Throughout the world a billion people are hungry right now. Fifty thousand die of starvation each day--mostly children. And the ones who live and grow up on the brink of starvation have more than their childhoods stolen from them. They lose not just their childhood teachings and activities, but their growth and development--both physical and mental--are stifled as well. Even if they live, they are small of stature, slow of wit, and without the emotional and social skills needed to pursue full lives: their future is stolen from them.

A billion people are hungry right now, and the irony of this savage tragedy is that, worldwide, there is enough food to go around. In the U.S. (and other post-industrialized countries), the typical family is overweight (perhaps even participating in the so-called "obesity epidemic"). In addition, they throw away each year more food than they consume--they buy more than they need; much of it goes stale and rotten and after a couple of weeks in the refrigerator it is thrown into the garbage or compost. Overall, about 60% of the food they purchase is discarded.

Moreover, many participants in the food chain from farmers and truckers to processors, commodity brokers, and grocers earn a good living slicing off a piece of the world food pie as it goes by them.

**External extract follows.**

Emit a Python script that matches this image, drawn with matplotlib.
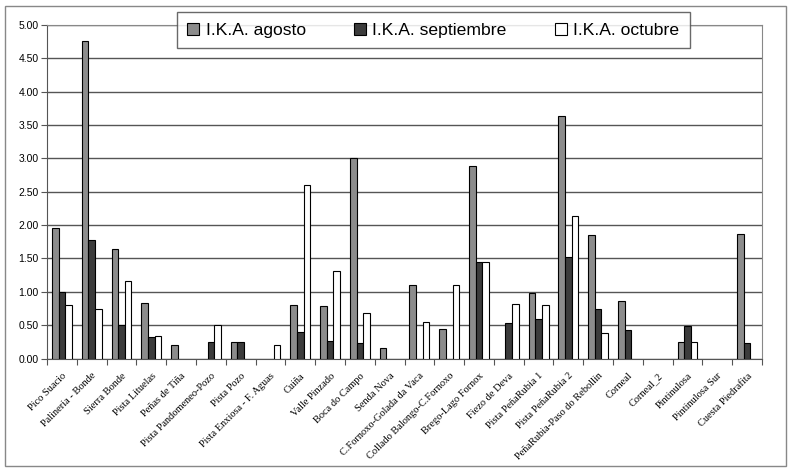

Last year food prices skyrocketed around the world. This was because vast crops were lost to storms and floods and fires (and perhaps because of price speculating and tariff interventions as well). The price of corn doubled, the price of wheat tripled--the prices of all food commodities were up signficantly. Because of this, millions of people were plunged into poverty and starvation.

Because of this, the 12-year-old girl in that squalid shack can barely put food in the pans of her younger brother and sister. Because of this, she has none for herself.